Why Droylsden is Sh*t: Part 1

Living in Droylsden, Greater Manchester

Beyonce once sang “WHO RUNS THE WORLD?”. Ladies shouted back……”GIRLS!”. Middle aged people in Droylsden screamed “Kids! ******* f*cking little teenage kids”

Droylsden has a dark little secret that nobody outside of Droylsden knows. That secret is anyone over the age of 25 is petrified of kids. Schoolkids, gangs of kids, kids in hoods, kids wearing gloves, kids on bikes, kids in shops, kids outside of shops; if you walked a baby goat down a street in Droylsden they’d probably be scared of that too.

The problem with Droylsden is that on the face of it, all seems well. It’s not as destitute as its East Manchester neighbours Newton Heath and Clayton, whose kids are brought up believing that Santa Claus is more real than their own dads, and it’s not as aggressive as its neighbours to the west, Ashton, whose kids are taught how to head butt an ASDA security guard when holding with a handful of whoopsie sandwiches, before they learn how to read.

How grim is your Postcode?

But they are petrified of anyone under the age of 17.

And it’s all because of Facebook.

Droylsden can’t elect a mayor, but it did elect a Facebook admin on their Residents Crimewatch group, and this person has more power than Teresa May could ever hope for. In the daytime they oversee a variety of posts from people looking for window cleaners to others who praise the services of a removal man whose slogan is invariably ‘no job to big or to small’. But at night it becomes an anxiety sufferers worst nightmare.

Kids throwing fireworks on Market St.
Kids throwing eggs on Ashton New Road.
Kids throwing bread at cars near the tram stops.
Bread.

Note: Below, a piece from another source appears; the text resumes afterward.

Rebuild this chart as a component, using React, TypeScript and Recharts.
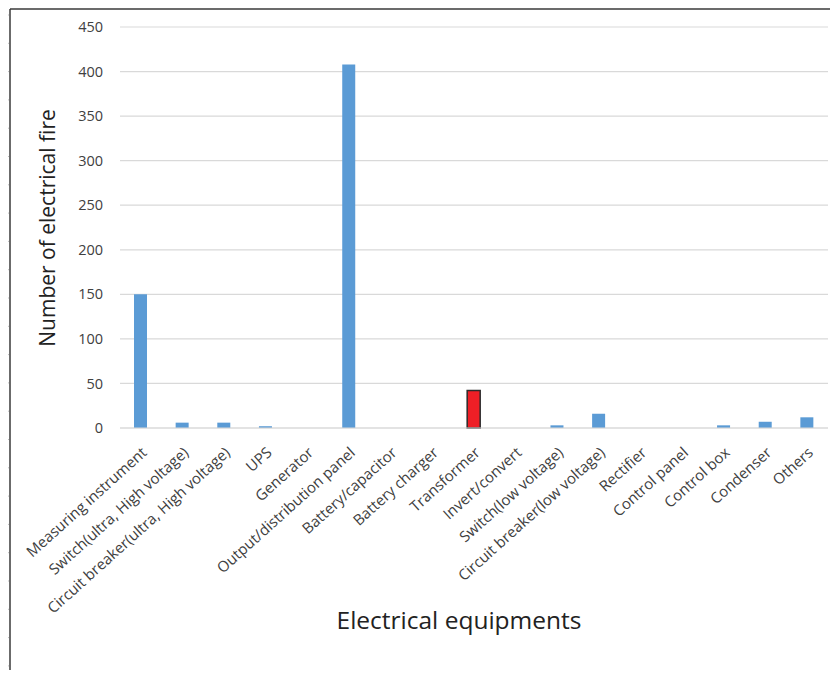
import React from "react";
import { BarChart, Bar, XAxis, YAxis, CartesianGrid, Cell, Label } from "recharts";

// Equipment categories along the x axis
const equipment = [
  "Measuring instrument",
  "Switch(ultra, High voltage)",
  "Circuit breaker(ultra, High voltage)",
  "UPS",
  "Generator",
  "Output/distribution panel",
  "Battery/capacitor",
  "Battery charger",
  "Transformer",
  "Invert/convert",
  "Switch(low voltage)",
  "Circuit breaker(low voltage)",
  "Rectifier",
  "Control panel",
  "Control box",
  "Condenser",
  "Others",
];

// Number of electrical fires per equipment type
const fireCounts = [150, 6, 6, 2, 0, 408, 0, 0, 42, 0, 3, 16, 0, 0, 3, 7, 12];

// Category drawn in the highlight colour
const highlighted = "Transformer";

const yTicks = [0, 50, 100, 150, 200, 250, 300, 350, 400, 450];

const data = equipment.map((name, i) => ({ name, fires: fireCounts[i] }));

const FONT = "'Open Sans', 'DejaVu Sans', sans-serif";
const BLUE = "#5b9bd5";
const RED = "#ee1f26";

const CategoryTick = (props: any) => {
  const { x, y, payload } = props;
  return (
    <g transform={`translate(${x + 7},${y + 18})`}>
      <text
        x={0}
        y={0}
        textAnchor="end"
        transform="rotate(-42)"
        fill="#404040"
        fontSize={15}
        fontFamily={FONT}
      >
        {payload.value}
      </text>
    </g>
  );
};

// Sheet frame with small ruler marks along the top and left edges
const Frame = () => {
  const left: number[] = [];
  for (let i = 0; i < 24; i++) left.push(15 + i * 28.3);
  const top: number[] = [];
  for (let i = 0; i < 9; i++) top.push(81 + i * 96);
  return (
    <svg
      width={838}
      height={678}
      style={{ position: "absolute", left: 0, top: 0, pointerEvents: "none" }}
    >
      {left.map((y, i) => (
        <line key={"l" + i} x1={6} x2={9} y1={y} y2={y} stroke="#bdbdbd" strokeWidth={1} />
      ))}
      {top.map((x, i) => (
        <line key={"t" + i} x1={x} x2={x} y1={5} y2={8} stroke="#bdbdbd" strokeWidth={1} />
      ))}
      <line x1={10} x2={838} y1={9} y2={9} stroke="#3a3a3a" strokeWidth={1.5} />
      <line x1={10} x2={10} y1={9} y2={678} stroke="#3a3a3a" strokeWidth={1.5} />
    </svg>
  );
};

export default function App() {
  return (
    <div style={{ position: "relative", width: 838, height: 678, margin: -8, background: "#fff" }}>
      <BarChart
        width={838}
        height={678}
        data={data}
        margin={{ top: 27, right: 10, bottom: 0, left: 0 }}
        barCategoryGap={0}
      >
        <CartesianGrid vertical={false} stroke="#d9d9d9" strokeWidth={1.2} />
        <XAxis
          dataKey="name"
          interval={0}
          height={250}
          tickLine={false}
          axisLine={{ stroke: "#d9d9d9", strokeWidth: 1.2 }}
          tick={<CategoryTick />}
        >
          <Label
            content={() => (
              <text
                x={459}
                y={620}
                dy="0.35em"
                textAnchor="middle"
                fill="#222"
                fontSize={24.5}
                fontFamily={FONT}
              >
                Electrical equipments
              </text>
            )}
          />
        </XAxis>
        <YAxis
          width={120}
          domain={[0, 450]}
          ticks={yTicks}
          interval={0}
          tickLine={false}
          axisLine={false}
          tickMargin={11}
          tick={{ fill: "#404040", fontSize: 14.5, fontFamily: FONT }}
        >
          <Label
            content={() => (
              <text
                x={48}
                y={228}
                dy="0.35em"
                textAnchor="middle"
                transform="rotate(-90 48 228)"
                fill="#222"
                fontSize={21}
                fontFamily={FONT}
              >
                Number of electrical fire
              </text>
            )}
          />
        </YAxis>
        <Bar dataKey="fires" barSize={13} isAnimationActive={false}>
          {data.map((d) => (
            <Cell
              key={d.name}
              fill={d.name === highlighted ? RED : BLUE}
              stroke={d.name === highlighted ? "#2b2b2b" : "none"}
              strokeWidth={d.name === highlighted ? 1.5 : 0}
            />
          ))}
        </Bar>
      </BarChart>
      <Frame />
    </div>
  );
}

F*cking slices of wholemeal bread.
“I couldn’t see a thing, my wipers weren’t strong enough, someone could have been ******”. It was a loaf of f*cking bread Gary and you were stationary at a red light, stop exaggerating for likes, please.

Before you know it Gary’s post has 467 comments on it and he’s had to switch his phone off before his I-phone 5S blows up, he’s not been this popular since he went Facebook live filming a bloke with his willy out at the 168 bus stop outside the local primary school.

Stories are coming out left, right and centre, ban them from walking round in groups, put an 8pm curfew on them, stop them wearing their hoods up, who cares if its pissing down, we want to see their faces! A middle aged bloke joins the conversation halfway through and thinks everyone’s talking about burka’s and gets aroused but his Tommy Robinson quotes get short shrift, it’s the kids that are the enemies round here.

The Droylsden diehards will defend their children to the hilt. ‘They’re coming from over the border though, my son told me’ and where was your son when someone’s nana was getting coshed outside Poundworld for her two bags of shopping? “He was at home washing his knuckle dusters, it couldn’t have been him”. A 14 year old could walk out of his front door on Manor Road and **** someone to death with a cricket bat and his parents would blame ‘a funny smell coming from the council estate in Clayton’.

Remember the film Bugsy Malone, where kids dressed up as adults and ran bars and clubs and shops? There is something dark going on in Droylsden and in the weeks to come, you’re going to walk into Alan Po Fong’s chippy and there’ll be a 9 year old in a dirty white lab coat shouting ‘Best in the Northwest’ and you won’t even bat an eyelid.

You’ve been warned residents of Droylsden, the kids are coming, you better lock your doors, install CCTV and don’t go out at night. Even the Pied Piper can’t save you now.